Originally posted by Sly1one
reply to post by ollncasino
Wow, this floors me...when I was 6 or 9 I was off god knows where building forts and climbing trees, riding my bike and god knows what else...so long
as my parents knew where I was going and I was home before the street lights...it was all good in the hood...
I wouldn't doubt the goal of conditioning kids to being supervised at all times...once their used to it at a young age they won't question it when
their an adult...when big brother or your parents (government) is supervising you while you are outside...
I can't say I'm surprised but that still doesn't make it any more comfortable to see coming true...
I think there's a lot of hyping about this case, so I take it with a grain of salt.
I'm a tech buff. I love technology. Got me?
The one thing this technology does is it greatly increases information flow.
Maybe all of these gadgets make us feel vulnerable somehow.
More information is supposed to make us better, more comfortable.
So why would it make us feel the reverse? Make us feel we have to supervise our children 24/7? Could it be that we've grown so used to being connected
that we can't live without it 24/7? You know, millions of people play online games where EVERYTHING is within reach. Think about that. In an online
game, everybody has a name floating above them. And when you select them, they're highlighted. And when you look at your in-game radar, you can see
who's nearby and where they're going. You can also see a detailed map of the area. You can see various statistics about nearby players and monsters.
So all of this seems harmless because it's a game, right? But when people log off they re-enter reality and have to come to the realization that all
of those helpful information tools in the game are not available in real-life. This leads them to wish it were. They want to know where their child is
24/7 just like how they can know where someone is in an online virtual world.
I predict that the real world will look and behave more and more like virtual worlds do.
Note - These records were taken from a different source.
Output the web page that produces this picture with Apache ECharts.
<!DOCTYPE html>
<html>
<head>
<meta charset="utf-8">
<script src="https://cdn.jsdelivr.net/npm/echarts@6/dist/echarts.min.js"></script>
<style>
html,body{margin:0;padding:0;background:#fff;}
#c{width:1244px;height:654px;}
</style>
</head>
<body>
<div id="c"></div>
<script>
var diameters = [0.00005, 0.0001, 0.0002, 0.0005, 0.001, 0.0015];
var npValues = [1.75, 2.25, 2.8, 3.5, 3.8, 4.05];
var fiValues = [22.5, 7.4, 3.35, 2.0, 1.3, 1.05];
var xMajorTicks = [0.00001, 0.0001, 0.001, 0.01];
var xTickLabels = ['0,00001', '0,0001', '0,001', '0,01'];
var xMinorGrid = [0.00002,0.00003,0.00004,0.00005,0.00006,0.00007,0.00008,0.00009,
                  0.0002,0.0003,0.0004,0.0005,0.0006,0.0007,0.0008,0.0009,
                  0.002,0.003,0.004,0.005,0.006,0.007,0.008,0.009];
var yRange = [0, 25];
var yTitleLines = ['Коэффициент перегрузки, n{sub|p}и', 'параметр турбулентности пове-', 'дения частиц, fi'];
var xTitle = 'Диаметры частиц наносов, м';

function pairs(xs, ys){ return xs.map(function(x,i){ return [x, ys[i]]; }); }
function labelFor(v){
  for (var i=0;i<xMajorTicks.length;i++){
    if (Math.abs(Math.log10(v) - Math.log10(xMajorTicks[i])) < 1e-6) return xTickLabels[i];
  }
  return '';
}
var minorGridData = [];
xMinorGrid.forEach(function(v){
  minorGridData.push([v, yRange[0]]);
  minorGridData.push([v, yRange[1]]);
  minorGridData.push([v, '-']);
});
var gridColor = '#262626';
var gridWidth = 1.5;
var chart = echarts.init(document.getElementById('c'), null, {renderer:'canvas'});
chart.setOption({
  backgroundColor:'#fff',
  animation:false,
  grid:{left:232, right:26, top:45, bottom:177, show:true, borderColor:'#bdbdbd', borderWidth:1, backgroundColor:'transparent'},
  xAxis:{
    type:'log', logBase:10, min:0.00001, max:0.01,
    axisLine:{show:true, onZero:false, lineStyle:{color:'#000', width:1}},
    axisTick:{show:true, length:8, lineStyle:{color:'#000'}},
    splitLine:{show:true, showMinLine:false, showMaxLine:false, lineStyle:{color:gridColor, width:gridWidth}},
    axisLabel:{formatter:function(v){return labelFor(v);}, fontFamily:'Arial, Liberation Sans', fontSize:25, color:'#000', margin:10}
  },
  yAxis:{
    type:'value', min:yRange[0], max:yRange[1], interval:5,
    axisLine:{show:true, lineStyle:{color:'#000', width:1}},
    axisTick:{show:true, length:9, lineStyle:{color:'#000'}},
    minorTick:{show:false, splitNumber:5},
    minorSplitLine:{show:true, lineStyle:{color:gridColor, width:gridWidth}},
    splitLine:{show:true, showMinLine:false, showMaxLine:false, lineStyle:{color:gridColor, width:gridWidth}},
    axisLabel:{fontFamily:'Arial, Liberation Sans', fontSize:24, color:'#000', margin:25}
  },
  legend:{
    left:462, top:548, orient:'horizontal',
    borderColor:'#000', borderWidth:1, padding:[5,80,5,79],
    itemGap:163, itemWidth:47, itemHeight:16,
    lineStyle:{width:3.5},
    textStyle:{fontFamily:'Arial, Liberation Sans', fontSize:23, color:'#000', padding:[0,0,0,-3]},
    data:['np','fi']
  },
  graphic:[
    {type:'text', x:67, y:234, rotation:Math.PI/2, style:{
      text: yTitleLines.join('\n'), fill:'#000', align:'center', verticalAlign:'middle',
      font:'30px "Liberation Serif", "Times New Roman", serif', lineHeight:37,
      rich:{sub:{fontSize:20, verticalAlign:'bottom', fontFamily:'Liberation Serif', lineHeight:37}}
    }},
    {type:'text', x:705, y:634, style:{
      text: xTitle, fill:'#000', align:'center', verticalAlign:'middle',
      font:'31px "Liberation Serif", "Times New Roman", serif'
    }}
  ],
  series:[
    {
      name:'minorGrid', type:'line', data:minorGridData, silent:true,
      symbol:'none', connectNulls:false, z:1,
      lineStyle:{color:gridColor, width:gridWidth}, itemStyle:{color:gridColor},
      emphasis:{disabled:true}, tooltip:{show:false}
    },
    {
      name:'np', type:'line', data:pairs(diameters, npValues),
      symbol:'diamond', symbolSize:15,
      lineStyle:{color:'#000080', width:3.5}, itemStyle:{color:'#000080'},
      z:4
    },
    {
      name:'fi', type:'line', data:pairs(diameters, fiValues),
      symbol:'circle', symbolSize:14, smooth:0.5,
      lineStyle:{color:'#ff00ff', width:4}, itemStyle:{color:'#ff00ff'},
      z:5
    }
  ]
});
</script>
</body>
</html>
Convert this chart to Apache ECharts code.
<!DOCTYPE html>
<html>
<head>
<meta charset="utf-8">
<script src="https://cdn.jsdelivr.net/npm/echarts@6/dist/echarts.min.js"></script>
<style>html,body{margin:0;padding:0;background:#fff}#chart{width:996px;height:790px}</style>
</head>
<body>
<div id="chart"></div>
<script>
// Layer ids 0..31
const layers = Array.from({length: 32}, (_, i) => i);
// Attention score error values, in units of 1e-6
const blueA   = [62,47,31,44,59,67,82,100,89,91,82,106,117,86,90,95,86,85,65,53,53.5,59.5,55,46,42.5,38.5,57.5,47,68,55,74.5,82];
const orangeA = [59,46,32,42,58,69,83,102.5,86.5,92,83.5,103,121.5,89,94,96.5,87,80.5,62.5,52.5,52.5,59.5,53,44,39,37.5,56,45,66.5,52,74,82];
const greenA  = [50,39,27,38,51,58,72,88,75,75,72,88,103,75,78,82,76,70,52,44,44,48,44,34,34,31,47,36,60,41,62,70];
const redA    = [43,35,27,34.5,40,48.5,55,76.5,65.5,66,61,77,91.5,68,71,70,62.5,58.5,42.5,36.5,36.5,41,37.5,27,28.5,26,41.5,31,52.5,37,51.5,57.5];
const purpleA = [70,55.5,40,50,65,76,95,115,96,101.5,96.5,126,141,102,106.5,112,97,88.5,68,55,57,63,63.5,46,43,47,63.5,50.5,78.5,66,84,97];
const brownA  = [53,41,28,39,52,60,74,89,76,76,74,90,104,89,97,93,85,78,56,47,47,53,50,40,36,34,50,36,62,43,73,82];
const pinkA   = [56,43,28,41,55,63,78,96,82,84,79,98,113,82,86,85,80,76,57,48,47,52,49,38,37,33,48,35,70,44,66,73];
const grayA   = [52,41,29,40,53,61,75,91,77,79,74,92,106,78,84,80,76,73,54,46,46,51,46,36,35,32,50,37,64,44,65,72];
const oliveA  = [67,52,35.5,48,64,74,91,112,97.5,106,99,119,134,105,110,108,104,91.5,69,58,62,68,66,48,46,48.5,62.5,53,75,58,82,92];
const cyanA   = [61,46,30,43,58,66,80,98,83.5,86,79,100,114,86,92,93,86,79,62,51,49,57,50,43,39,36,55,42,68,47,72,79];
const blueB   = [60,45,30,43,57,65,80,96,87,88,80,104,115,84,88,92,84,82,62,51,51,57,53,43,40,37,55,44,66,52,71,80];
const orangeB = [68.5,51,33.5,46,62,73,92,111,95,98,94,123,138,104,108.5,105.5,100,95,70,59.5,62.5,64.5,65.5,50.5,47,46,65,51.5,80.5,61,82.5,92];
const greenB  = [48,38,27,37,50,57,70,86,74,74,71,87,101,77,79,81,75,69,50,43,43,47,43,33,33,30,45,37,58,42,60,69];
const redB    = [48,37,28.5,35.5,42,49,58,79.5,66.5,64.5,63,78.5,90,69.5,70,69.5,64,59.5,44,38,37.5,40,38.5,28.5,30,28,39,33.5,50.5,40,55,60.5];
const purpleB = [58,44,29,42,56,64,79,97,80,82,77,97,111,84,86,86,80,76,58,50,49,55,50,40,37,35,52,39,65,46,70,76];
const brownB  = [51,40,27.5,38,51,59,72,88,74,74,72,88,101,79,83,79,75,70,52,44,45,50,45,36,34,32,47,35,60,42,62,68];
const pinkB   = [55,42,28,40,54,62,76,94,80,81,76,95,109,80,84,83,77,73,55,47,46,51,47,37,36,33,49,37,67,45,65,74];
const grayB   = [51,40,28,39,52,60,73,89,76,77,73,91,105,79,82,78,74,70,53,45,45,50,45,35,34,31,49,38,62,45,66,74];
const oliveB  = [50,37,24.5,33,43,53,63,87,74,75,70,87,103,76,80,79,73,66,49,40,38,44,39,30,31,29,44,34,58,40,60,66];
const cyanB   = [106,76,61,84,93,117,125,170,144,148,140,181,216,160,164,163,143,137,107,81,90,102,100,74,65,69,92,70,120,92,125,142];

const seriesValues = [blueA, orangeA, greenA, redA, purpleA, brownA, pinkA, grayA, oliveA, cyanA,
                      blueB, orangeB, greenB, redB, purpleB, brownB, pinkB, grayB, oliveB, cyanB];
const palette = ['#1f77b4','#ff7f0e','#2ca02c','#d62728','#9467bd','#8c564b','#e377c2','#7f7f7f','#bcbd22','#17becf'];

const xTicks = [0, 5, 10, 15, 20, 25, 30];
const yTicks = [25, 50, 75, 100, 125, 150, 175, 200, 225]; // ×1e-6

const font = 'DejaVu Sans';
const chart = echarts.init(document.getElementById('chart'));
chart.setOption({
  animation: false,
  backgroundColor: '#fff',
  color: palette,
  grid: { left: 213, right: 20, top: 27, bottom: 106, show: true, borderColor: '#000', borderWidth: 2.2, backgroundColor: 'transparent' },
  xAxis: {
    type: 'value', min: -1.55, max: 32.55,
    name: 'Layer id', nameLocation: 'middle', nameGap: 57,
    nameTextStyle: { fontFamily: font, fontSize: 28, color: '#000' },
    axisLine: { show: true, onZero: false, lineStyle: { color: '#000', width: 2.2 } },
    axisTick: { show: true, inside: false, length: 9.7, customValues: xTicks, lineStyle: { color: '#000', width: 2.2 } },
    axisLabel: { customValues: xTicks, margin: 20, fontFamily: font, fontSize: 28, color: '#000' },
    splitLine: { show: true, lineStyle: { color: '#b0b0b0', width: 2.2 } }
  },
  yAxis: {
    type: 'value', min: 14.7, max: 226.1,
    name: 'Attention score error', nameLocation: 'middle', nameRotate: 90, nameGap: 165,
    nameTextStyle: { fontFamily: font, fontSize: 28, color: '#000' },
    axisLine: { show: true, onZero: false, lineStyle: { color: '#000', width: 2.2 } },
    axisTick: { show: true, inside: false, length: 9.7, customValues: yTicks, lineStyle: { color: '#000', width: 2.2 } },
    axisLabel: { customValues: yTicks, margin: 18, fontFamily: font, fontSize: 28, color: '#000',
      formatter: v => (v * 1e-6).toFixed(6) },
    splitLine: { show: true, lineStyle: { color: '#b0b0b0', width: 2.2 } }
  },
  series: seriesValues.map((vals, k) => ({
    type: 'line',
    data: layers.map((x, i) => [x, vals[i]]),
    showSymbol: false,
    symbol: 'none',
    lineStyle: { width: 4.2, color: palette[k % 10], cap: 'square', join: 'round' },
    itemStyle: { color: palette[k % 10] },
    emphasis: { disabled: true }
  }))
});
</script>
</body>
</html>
I don't mean real-life will be a game, I mean that there'll
be heaps and mounds of information about EVERYTHING around us. EVERYWHERE we go we'll be able to use these information tools. It will be a hybrid
reality. People nowadays would be opposed to the information, but it'll be commonplace in the future.
People in the past could cope without this information because that's the world they grew up in. They adapted to it through trial and error. They're
like fish in the ocean that're adapted to the ocean. But if you place fish adapted to the ocean in open air, they'll die quickly unless they can
breathe it. The same thing would happen if you grabbed someone from 90 years ago and placed them into today's world. They would not understand our
obsession with information and control. They would not have the education to cope. They might not die like a fish would, but they'd not thrive on
This information technology has opened the floodgates and now we're swamped with information. We adapt or we don't or the world goes backwards. If the
world moves forward then things continue to change. People will grow to need this information like a hunger just as submarines NEEDED sonar when it
was invented. Or just as emergency responders NEEDED radio when it was invented. Or just as people NEEDED phones when they were invented. This is a
neverending thing. Each separate generation is like a separate species or something, each adapted to a different environment.
The question I have is how will humans respond if progress is exponential? At some point progress would be so great that humans cannot keep up. Will
evolution favor rapidly changing humans? Or will evolution give some slack so humans can keep pace? If technology greatly exceeds our ability to use
it well then doesn't this hint that terrorism could be deadly? (like a child with a loaded weapon) Or what about industrial accidents? Hell, what
about traffic accidents or gun use laws?
As an example of how things outpace our ability to keep up is age. As we age, everything slows down. Hence, we fail to maintain our steady progress
forwards. In this case, the inhibitor is age. But in the case of our ability to fully comprehend our technology and information, I'm unsure. I'm
guessing that we can fall behind and that this can result in deaths, accidents, wars, strife and extinction.